Under the Clean Air Act, any facility that burns waste must meet protective emission standards and report its emissions to the public. Congress made clear that these protections are necessary to safeguard people from the harmful air emissions that waste burning generates, and a federal Court of Appeals has already found that exempting waste burning facilities from these important protections is blatantly illegal. The Collins bill, however, would overturn the Clean Air Act by making it legal for industry to burn the numerous materials listed in the bill without controlling, monitoring or reporting the pollution that results. The bill also sets up a process by which additional materials can be added to the exemption list.

“This bill will allow smokestack industries to burn their wastes next door to schools, daycare centers, churches and hospitals without using currently available off-the-shelf control technology to reduce their toxic emissions. Industries will not even be required to notify their neighbors of the danger,” said Jane Williams, chair of Sierra Club’s Air Toxics Task Force. “It will expose pregnant mothers and young children to highly toxic pollution that can cause birth defects, cancer, and long term developmental damage. Pure and simple: it is a toxic jailbreak for the most polluting industries in the country, at the expense of the health of America’s families.”

The exemption for waste burning has largely been ignored in the discussion of the efforts by Sen. Collins and Rep. Griffith to delay the health standards for industrial incinerators and boilers. These standards are already more than a decade overdue. The bills introduced by Sen. Collins and Rep. Griffith could extend that indefinitely. Language in both bills overturns binding compliance deadlines for industry, stating only that the compliance date can come no earlier than five years after a final health standard is issued. The practical result of such a change is that the EPA could set a compliance date at any point after 5 years, with no binding requirements to do so at all.

Every year that passes without health standards for industrial boilers and incinerators imposes a high cost on the health and well-being of the American public: thousands of premature deaths, heart and asthma attacks, and hundreds of thousands of days where people have to miss work or school because they are too sick to function. Compliance costs for industry are estimated at $1.4 billion annually, while projected benefits to the American public could be as high as $54 billion in 2014. Moreover, the American public will shoulder a very toxic new burden if industry is allowed to burn waste in unmonitored, uncontrolled facilities.

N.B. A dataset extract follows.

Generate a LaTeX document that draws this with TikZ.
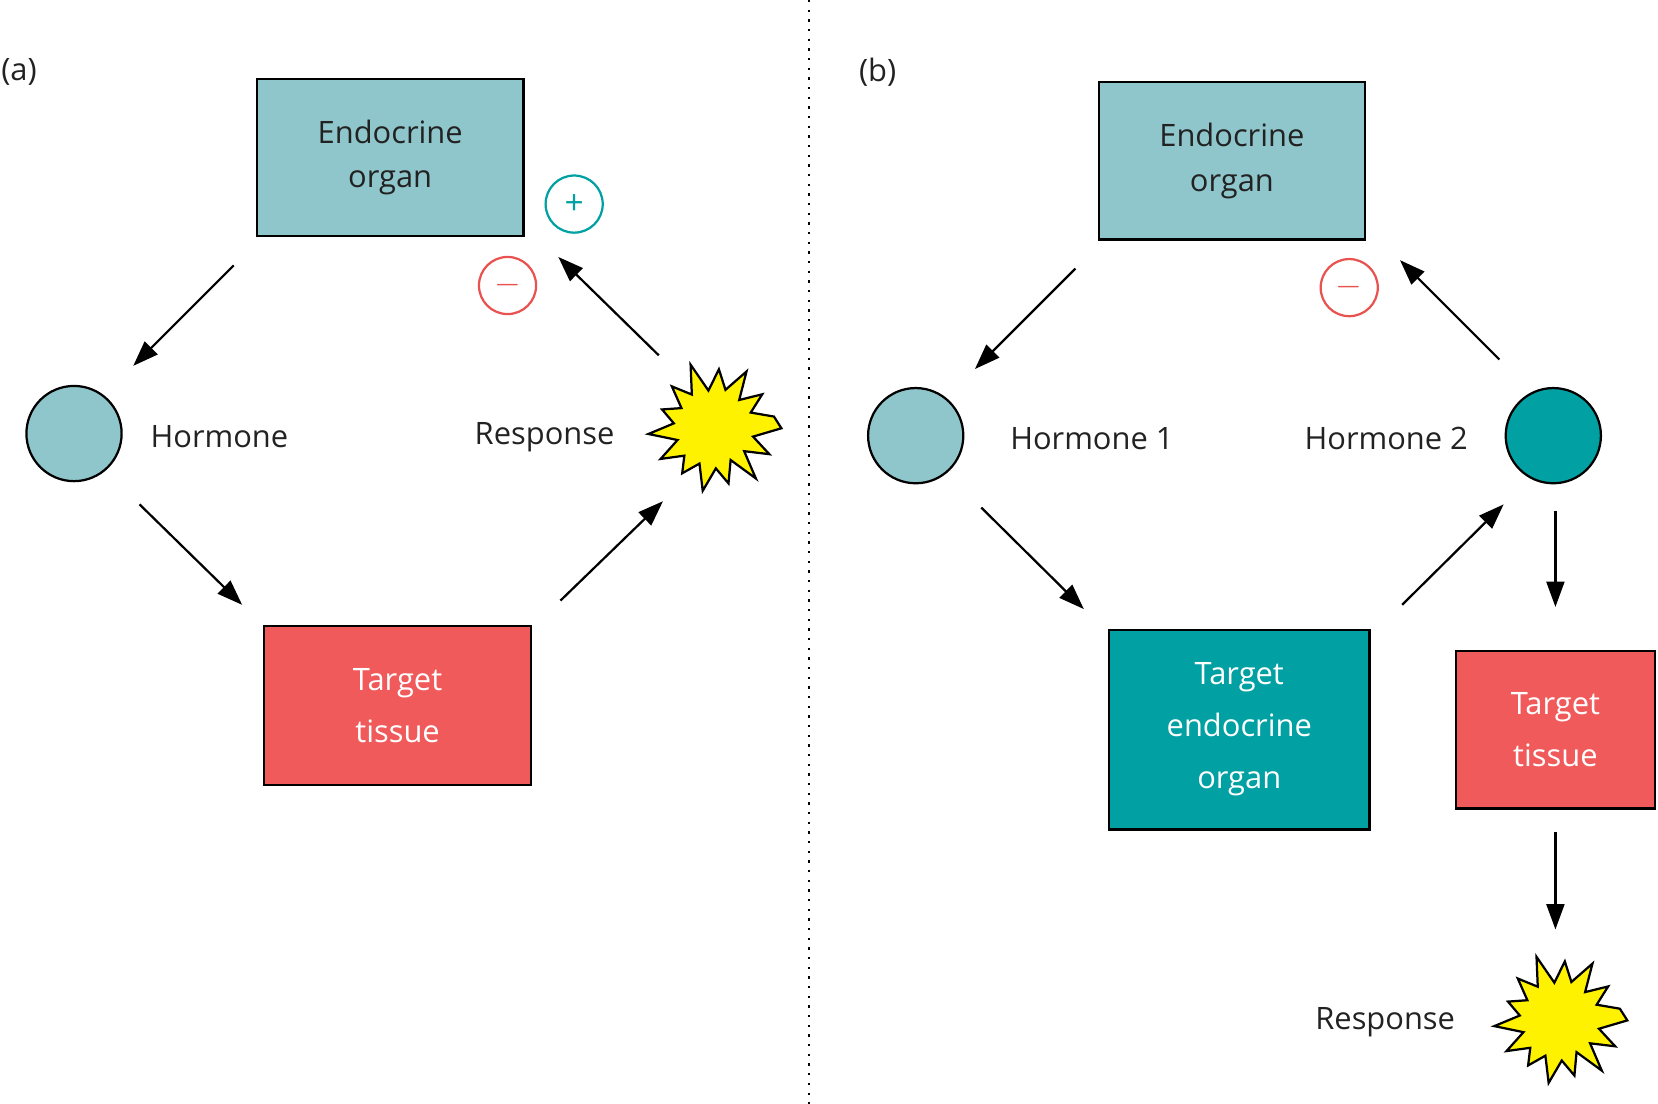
\documentclass[tikz,border=0pt]{standalone}
\usepackage{fontspec}
\setmainfont{Open Sans}
\usetikzlibrary{arrows.meta,calc}
\definecolor{lblue}{HTML}{8FC6CB}
\definecolor{teal2}{HTML}{00A0A3}
\definecolor{rred}{HTML}{F05A5B}
\definecolor{sred}{HTML}{E8534F}
\definecolor{txt}{HTML}{222222}
\begin{document}
\begin{tikzpicture}[x=0.01cm,y=-0.01cm,
  every node/.style={font=\fontsize{8.3}{12}\selectfont,text=txt},
  box/.style={draw=black,line width=0.6pt,inner sep=0pt,align=center},
  arr/.style={line width=0.6pt,-{Triangle[length=0.24cm,width=0.17cm]}},
  horm/.style={circle,draw=black,line width=0.6pt,minimum size=0.9cm,inner sep=0pt},
  sign/.style={circle,draw,line width=0.6pt,minimum size=0.54cm,inner sep=0pt,font=\fontsize{9}{10}\selectfont},
  starp/.style={draw=black,fill=yellow,line width=0.6pt,line join=miter}]
\useasboundingbox (0,0) rectangle (1568,1044);
\newcommand{\burst}[1]{\draw[starp,shift={(#1)}] (0:64) -- (12:38) -- (25:58) -- (37:36) -- (50:62) -- (62:34) -- (75:54) -- (87:38) -- (100:60) -- (112:36) -- (125:52) -- (137:38) -- (150:58) -- (162:36) -- (175:62) -- (187:38) -- (200:52) -- (212:36) -- (225:56) -- (237:38) -- (250:64) -- (262:36) -- (275:56) -- (287:38) -- (300:62) -- (312:36) -- (325:56) -- (337:38) -- (349:58) -- cycle;}
% divider
\draw[dotted,line width=0.6pt] (765,0) -- (765,1044);
% (a)
\node (la) at (18,68) {(a)};
\node[box,fill=lblue,minimum width=2.52cm,minimum height=1.48cm] (ea) at (369,149) {Endocrine\\organ};
\node[sign,draw=teal2,text=teal2] (pa) at (543,193) {+};
\node[sign,draw=sred,text=sred] (ma) at (480,270) {$-$};
\node[horm,fill=lblue] (ha) at (70,410) {};
\node[anchor=west] (hta) at (130,413) {Hormone};
\node (ra) at (515,413) {Response};
\burst{675,405}
\node[box,fill=rred,minimum width=2.52cm,minimum height=1.5cm,text=white] (ta) at (376,667) {Target\\[2pt]tissue};
\coordinate (a1) at (221,251); \coordinate (a2) at (126,346);
\coordinate (a3) at (132,477); \coordinate (a4) at (229,572);
\coordinate (a5) at (530,568); \coordinate (a6) at (627,474);
\coordinate (a7) at (623,336); \coordinate (a8) at (528,243);
\draw[arr] (a1) -- (a2); \draw[arr] (a3) -- (a4);
\draw[arr] (a5) -- (a6); \draw[arr] (a7) -- (a8);
% (b)
\node (lb) at (830,68) {(b)};
\node[box,fill=lblue,minimum width=2.51cm,minimum height=1.49cm] (eb) at (1165,152) {Endocrine\\organ};
\node[sign,draw=sred,text=sred] (mb) at (1276,272) {$-$};
\node[horm,fill=lblue] (h1) at (866,412) {};
\node[anchor=west] (h1t) at (943,415) {Hormone 1};
\node (h2t) at (1311,415) {Hormone 2};
\node[horm,fill=teal2] (h2) at (1469,412) {};
\node[box,fill=teal2,minimum width=2.46cm,minimum height=1.89cm,text=white] (te) at (1172,690) {Target\\[2pt]endocrine\\[2pt]organ};
\node[box,fill=rred,minimum width=1.88cm,minimum height=1.49cm,text=white] (tb) at (1471,690) {Target\\[2pt]tissue};
\burst{1475,965}
\node (rb) at (1310,967) {Response};
\coordinate (b1) at (1017,254); \coordinate (b2) at (922,349);
\coordinate (b3) at (928,480); \coordinate (b4) at (1025,576);
\coordinate (b5) at (1326,572); \coordinate (b6) at (1422,477);
\coordinate (b7) at (1418,340); \coordinate (b8) at (1324,246);
\coordinate (b9) at (1471,483); \coordinate (b10) at (1471,574);
\coordinate (b11) at (1471,787); \coordinate (b12) at (1471,879);
\draw[arr] (b1) -- (b2); \draw[arr] (b3) -- (b4);
\draw[arr] (b5) -- (b6); \draw[arr] (b7) -- (b8);
\draw[arr] (b9) -- (b10); \draw[arr] (b11) -- (b12);
\end{tikzpicture}
\end{document}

“The time for delay is over,” said Pew. “These health standards will save lives and money, so the sooner they take effect, the better. Congress is supposed to work for the interests of the American public and voting constituents, not corporate polluters who want a free pass to fill our air with toxic pollutants. These exemptions must be abandoned. Strong standards in accordance with the law are all that is needed.”